First step? Start writing!
It's that simple. Do not worry about structure, theme or characters. Just write whatever comes to mind; whether a narcissistic rant about your current boss's incompetence, a vegan cookie recipe you should burn upon conception, a haiku about bunnies with floppy ears, or an action scene you keep envisioning every time you hear that dub-step remix you incessantly listen to on repeat.
This type of writing is often referred to as Free Fall Writing. It does not concern itself with grammar and editing. It doesn't even need to make sense to anyone else but you.

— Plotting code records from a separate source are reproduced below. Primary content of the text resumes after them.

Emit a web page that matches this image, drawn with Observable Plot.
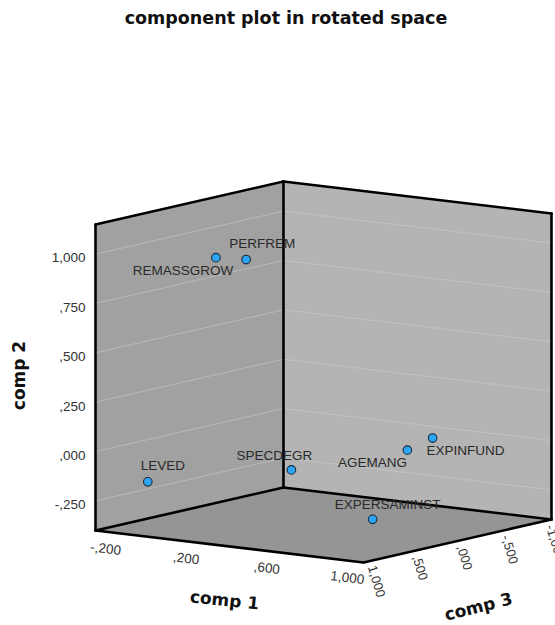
<!DOCTYPE html>
<html><head><meta charset="utf-8">
<script src="https://cdn.jsdelivr.net/npm/d3@7"></script>
<script src="https://cdn.jsdelivr.net/npm/@observablehq/plot@0.6"></script>
<style>body{margin:0;background:#fff}</style>
</head><body><div id="chart"></div>
<script>
// ---- data (component loadings, rotated space) ----
const variables = ["REMASSGROW", "PERFREM", "LEVED", "SPECDEGR", "AGEMANG", "EXPINFUND", "EXPERSAMINST"];
const comp1 = [-0.14, 0.01, -0.08, 0.50, 0.85, 0.90, 0.85];
const comp2 = [0.885, 0.894, -0.15, -0.05, 0.04, 0.09, -0.27];
const comp3 = [0.00, 0.00, 0.90, 0.60, 0.09, -0.08, 0.48];
const comp1Ticks = [-0.2, 0.2, 0.6, 1.0];
const comp2Ticks = [-0.25, 0, 0.25, 0.5, 0.75, 1.0];
const comp3Ticks = [1.0, 0.5, 0, -0.5, -1.0];
const title = "component plot in rotated space";

// ---- axis domains ----
const dom1 = [-0.26, 1.07], dom2 = [-0.40, 1.15], dom3 = [-1.03, 1.08];

// ---- view (screen vectors of the unit box) ----
const view = {origin: [95, 530], e1: [268, 32], e2: [0, -306], e3: [188, -43]};
function proj(a, b, c) {
  const u = (a - dom1[0]) / (dom1[1] - dom1[0]);
  const v = (b - dom2[0]) / (dom2[1] - dom2[0]);
  const w = (dom3[1] - c) / (dom3[1] - dom3[0]);
  return [view.origin[0] + u*view.e1[0] + v*view.e2[0] + w*view.e3[0],
          view.origin[1] + u*view.e1[1] + v*view.e2[1] + w*view.e3[1]];
}
const locale = d3.formatLocale({decimal: ",", thousands: ".", grouping: [3], currency: ["", ""], minus: "-"});
const fmt = d => locale.format(".3f")(d).replace(/^(-?)0,/, "$1,");

const points = variables.map((name, i) => ({name, c1: comp1[i], c2: comp2[i], c3: comp3[i]}));
// label placement relative to dot (screen px)
const labelOffset = {REMASSGROW: [-33, 13], PERFREM: [16, -16], LEVED: [15, -16], SPECDEGR: [-17, -14],
  AGEMANG: [-35, 13], EXPINFUND: [33, 13], EXPERSAMINST: [15, -15]};

const [a0, a1] = dom1, [b0, b1] = dom2, [c0, c1] = dom3;
const face = corners => corners.map(([a, b, c]) => ({a, b, c}));
const leftWall = face([[a0,b0,c1],[a0,b1,c1],[a0,b1,c0],[a0,b0,c0]]);
const rightWall = face([[a0,b0,c0],[a0,b1,c0],[a1,b1,c0],[a1,b0,c0]]);
const floor = face([[a0,b0,c1],[a1,b0,c1],[a1,b0,c0],[a0,b0,c0]]);
const edges = [
  [[a0,b0,c1],[a0,b1,c1]], [[a0,b1,c1],[a0,b1,c0]], [[a0,b0,c0],[a0,b1,c0]],
  [[a0,b1,c0],[a1,b1,c0]], [[a1,b0,c0],[a1,b1,c0]],
  [[a0,b0,c1],[a1,b0,c1]], [[a1,b0,c1],[a1,b0,c0]], [[a0,b0,c1],[a0,b0,c0]], [[a0,b0,c0],[a1,b0,c0]]
].map(([p, q]) => ({p, q}));
const gridLeft = comp2Ticks.map(t => ({p: [a0,t,c1], q: [a0,t,c0]}));
const gridRight = comp2Ticks.map(t => ({p: [a0,t,c0], q: [a1,t,c0]}));

const X = d => proj(d.a, d.b, d.c)[0], Y = d => proj(d.a, d.b, d.c)[1];
const link = (data, opts) => Plot.link(data, {
  x1: d => proj(...d.p)[0], y1: d => proj(...d.p)[1],
  x2: d => proj(...d.q)[0], y2: d => proj(...d.q)[1], ...opts});

const sans = "Liberation Sans, Arial, sans-serif";
const bold = "DejaVu Sans, Verdana, sans-serif";

const chart = Plot.plot({
  width: 555, height: 625, margin: 0,
  x: {domain: [0, 555], range: [0, 555], axis: null},
  y: {domain: [0, 625], range: [0, 625], axis: null},
  style: {background: "#fff"},
  marks: [
    Plot.line(leftWall, {x: X, y: Y, fill: "#a1a1a1", stroke: "none"}),
    Plot.line(rightWall, {x: X, y: Y, fill: "#b4b4b4", stroke: "none"}),
    Plot.line(floor, {x: X, y: Y, fill: "#959595", stroke: "none"}),
    link(gridLeft, {stroke: "#b9b9b9", strokeWidth: 1}),
    link(gridRight, {stroke: "#c3c3c3", strokeWidth: 1}),
    link(edges, {stroke: "#000", strokeWidth: 2.6, strokeLinecap: "round"}),
    // comp 2 ticks
    Plot.text(comp2Ticks, {x: t => proj(a0, t, c1)[0], y: t => proj(a0, t, c1)[1], text: fmt,
      textAnchor: "end", dx: -10, dy: 4, fontSize: 13.5, fill: "#333", fontFamily: sans}),
    // comp 1 ticks
    Plot.text(comp1Ticks, {x: t => proj(t, b0, c1)[0], y: t => proj(t, b0, c1)[1], text: fmt,
      dx: -2, dy: 17, rotate: 7, fontSize: 13.5, fill: "#333", fontFamily: sans}),
    // comp 3 ticks
    Plot.text(comp3Ticks, {x: t => proj(a1, b0, t)[0], y: t => proj(a1, b0, t)[1], text: fmt,
      textAnchor: "start", dx: 1, dy: 5, rotate: 73, fontSize: 13, fill: "#333", fontFamily: sans}),
    // axis titles
    Plot.text(["comp 2"], {x: () => proj(a0, (b0+b1)/2, c1)[0], y: () => proj(a0, (b0+b1)/2, c1)[1],
      dx: -76, dy: -2, rotate: -90, fontSize: 17, fontWeight: "bold", fill: "#111", fontFamily: bold}),
    Plot.text(["comp 1"], {x: () => proj((a0+a1)/2, b0, c1)[0], y: () => proj((a0+a1)/2, b0, c1)[1],
      dx: -5, dy: 54, rotate: 6, fontSize: 17, fontWeight: "bold", fill: "#111", fontFamily: bold}),
    Plot.text(["comp 3"], {x: () => proj(a1, b0, (c0+c1)/2)[0], y: () => proj(a1, b0, (c0+c1)/2)[1],
      dx: 21, dy: 66, rotate: -14, fontSize: 17, fontWeight: "bold", fill: "#111", fontFamily: bold}),
    // points + labels
    Plot.dot(points, {x: d => proj(d.c1, d.c2, d.c3)[0], y: d => proj(d.c1, d.c2, d.c3)[1],
      r: 4.3, fill: "#2ca6f2", stroke: "#1b2a3a", strokeWidth: 1.1}),
    Plot.text(points, {x: d => proj(d.c1, d.c2, d.c3)[0] + labelOffset[d.name][0],
      y: d => proj(d.c1, d.c2, d.c3)[1] + labelOffset[d.name][1], text: "name",
      fontSize: 13.5, fill: "#2a2a2a", fontFamily: sans}),
    // title
    Plot.text([title], {frameAnchor: "top", lineAnchor: "middle", dx: 8, dy: 18, text: d => d,
      fontSize: 17.5, fontWeight: "bold", fill: "#111", fontFamily: bold})
  ]
});
document.getElementById("chart").append(chart);
</script></body></html>
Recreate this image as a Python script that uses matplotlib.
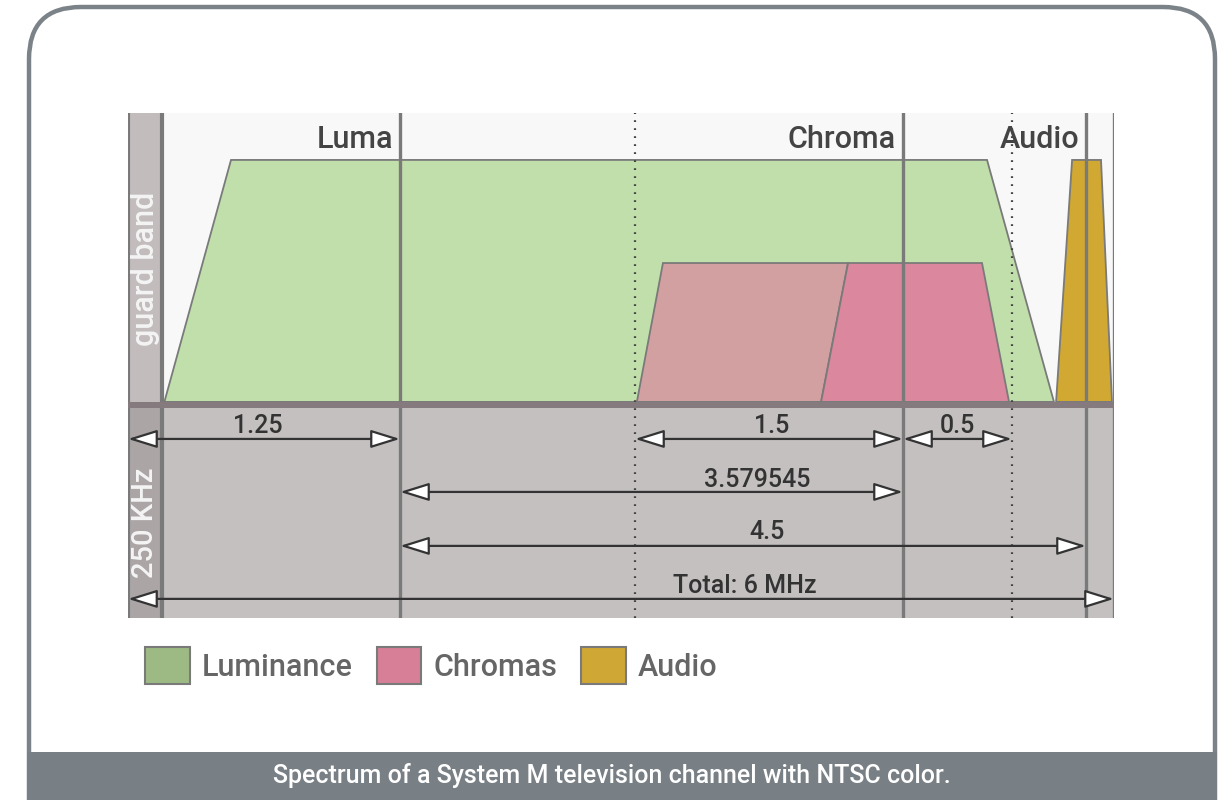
import numpy as np
import matplotlib
matplotlib.use("Agg")
import matplotlib.pyplot as plt
from matplotlib.patches import FancyBboxPatch, Patch, Polygon, ArrowStyle

plt.rcParams['font.family'] = ['Roboto', 'DejaVu Sans']
plt.rcParams['font.weight'] = 500

# ---------------- data (MHz / relative amplitude) ----------------
band_names = ['Luminance', 'Chromas', 'Audio']
band_colors = ['#9dba84', '#d67f96', '#cfa735']

luma_f = [0.26, 0.54, 5.215, 5.568]
luma_a = [0.0, 1.0, 1.0, 0.0]
chroma_lsb_f = [3.34, 3.486, 4.522, 4.371]
chroma_usb_f = [4.371, 4.522, 5.192, 5.316]
chroma_a = [0.0, 0.574, 0.574, 0.0]
audio_f = [5.58, 5.671, 5.884, 5.982]
audio_a = [0.0, 1.0, 1.0, 0.0]

solid_lines = [0.0, 0.25, 1.25, 4.829545, 5.75, 6.0]
dotted_lines = [3.329545, 5.329545]
carrier_labels = ['Luma', 'Chroma', 'Audio']
carrier_freqs = [1.25, 4.829545, 5.75]

arrow_starts = [0.0, 3.329545, 4.829545, 1.25, 1.25, 0.0]
arrow_ends = [1.25, 4.829545, 5.329545, 4.829545, 5.75, 6.0]
arrow_rows = [0, 0, 0, 1, 2, 3]
arrow_texts = ['1.25', '1.5', '0.5', '3.579545', '4.5', 'Total: 6 MHz']
arrow_text_f = [0.653, 4.096, 5.077, 4.012, 4.068, 3.945]

caption = 'Spectrum of a System M television channel with NTSC color.'

# ---------------- schematic (non-linear) frequency scale ----------------
SCALE_MHZ = [0.0, 0.25, 1.25, 3.329545, 4.829545, 5.329545, 5.75, 6.0]
SCALE_PX = [128, 162, 400, 635, 903, 1012, 1086, 1114]


def fwd(x):
    return np.interp(x, SCALE_MHZ, SCALE_PX)


def inv(x):
    return np.interp(x, SCALE_PX, SCALE_MHZ)


ROW_Y = [-0.153, -0.372, -0.595, -0.814]
ROW_TEXT_Y = [-0.128, -0.351, -0.566, -0.789]

W, H = 1225, 800
fig = plt.figure(figsize=(W / 100, H / 100), dpi=100)

# background axes in pixel coordinates (frame, caption bar)
bg = fig.add_axes([0, 0, 1, 1], zorder=0)
bg.set_xlim(0, W)
bg.set_ylim(H, 0)
bg.axis('off')
frame = FancyBboxPatch((29, 7), 1215 - 29, 850, boxstyle='round,pad=0,rounding_size=52',
                       fc='white', ec='#7b8389', lw=3.2)
bg.add_patch(frame)
bar = FancyBboxPatch((27, 752), 1217 - 27, 60, boxstyle='round,pad=0,rounding_size=3',
                     fc='#787f85', ec='none')
bg.add_patch(bar)
bg.text(612, 776, caption, color='white', fontsize=18, ha='center', va='center')

# chart axes
left, right, top, bottom = 128, 1114, 113, 618
ax = fig.add_axes([left / W, 1 - bottom / H, (right - left) / W, (bottom - top) / H], zorder=1)
ax.set_xscale('function', functions=(fwd, inv))
ax.set_xlim(0, 6)
ax.set_ylim(-0.893, 1.194)
ax.axis('off')

ax.axhspan(0, 1.194, color='#f8f8f8', lw=0, zorder=0)
ax.axhspan(-0.893, 0, color='#c4c0c0', lw=0, zorder=0)
ax.fill_between([0, 0.25], 0, 1.194, color='#c2bcbd', lw=0, zorder=0.5)
ax.fill_between([0, 0.25], -0.893, 0, color='#aba5a6', lw=0, zorder=0.5)

edge = '#7a7a7a'
ax.add_patch(Polygon(list(zip(luma_f, luma_a)), closed=True, fc='#c1dfaa', ec=edge, lw=1.3, zorder=1))
ax.add_patch(Polygon(list(zip(chroma_lsb_f, chroma_a)), closed=True, fc='#d2a0a1', ec=edge, lw=1.3, zorder=1.1))
ax.add_patch(Polygon(list(zip(chroma_usb_f, chroma_a)), closed=True, fc='#db879d', ec=edge, lw=1.3, zorder=1.1))
ax.add_patch(Polygon(list(zip(audio_f, audio_a)), closed=True, fc='#d0a832', ec=edge, lw=1.3, zorder=1.1))

for f in dotted_lines:
    ax.axvline(f, color='#444444', lw=1.6, ls=(0, (0.8, 2.8)), zorder=2)
for f in solid_lines:
    ax.axvline(f, color='#7a7a7a', lw=2.4 if f not in (0.0, 0.25) else 3.0, zorder=2.5)

ax.axhspan(-0.025, 0, color='#857a7d', lw=0, zorder=3)

for name, f in zip(carrier_labels, carrier_freqs):
    ax.annotate(name, xy=(f, 1.05), xytext=(-5, 0), textcoords='offset points',
                ha='right', va='baseline', fontsize=22, color='#444444', zorder=4)

ax.text(0.125, 0.55, 'guard band', rotation=90, ha='center', va='center',
        fontsize=22, color='#f4f4f4', zorder=4)
ax.text(0.125, -0.5, '250 KHz', rotation=90, ha='center', va='center',
        fontsize=21, color='#f4f4f4', zorder=4)

style = ArrowStyle('<|-|>', head_length=18, head_width=5.6)
for x0, x1, r, t, tf in zip(arrow_starts, arrow_ends, arrow_rows, arrow_texts, arrow_text_f):
    ax.annotate('', xy=(x1, ROW_Y[r]), xytext=(x0, ROW_Y[r]),
                arrowprops=dict(arrowstyle=style, fc='white', ec='#333333', lw=1.6,
                                shrinkA=0, shrinkB=0, mutation_scale=1), zorder=4)
    ax.text(tf, ROW_TEXT_Y[r], t, ha='center', va='baseline', fontsize=18,
            color='#333333', zorder=4)

handles = [Patch(fc=c, ec='#7a7a7a', lw=1.5) for c in band_colors]
leg = fig.legend(handles, band_names, loc='center left',
                 bbox_to_anchor=(145 / W, 1 - 665.5 / H), ncol=3, frameon=False,
                 fontsize=22, labelcolor='#666666', handlelength=1.47, handleheight=1.47,
                 handletextpad=0.39, columnspacing=0.78, borderpad=0, borderaxespad=0)

fig.savefig('out.png', dpi=100)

What it is meant to do is extract the writer's inner thoughts and feelings, awakening their subconscious and bringing ideas worth discussing to the surface.
Once you have engaged in this sort of writing soon a pattern emerges. For some authors the theme might always somehow relate to the pursuit of success. For others the theme might be redemption. And some regardless of the topics they write about almost invariably yield humorous material. Free Fall Writing can do wonders in unleashing your inner talents.
And finally once you've found what it is you really want to write about your inherent passion for it will fuel you right to the sweet end. And I will (try to) be there every (sixth or seventh) step of the way to help you with what I've learned on my own through tackling something completely foreign. I am no expert. I'm just someone like you who has already done it.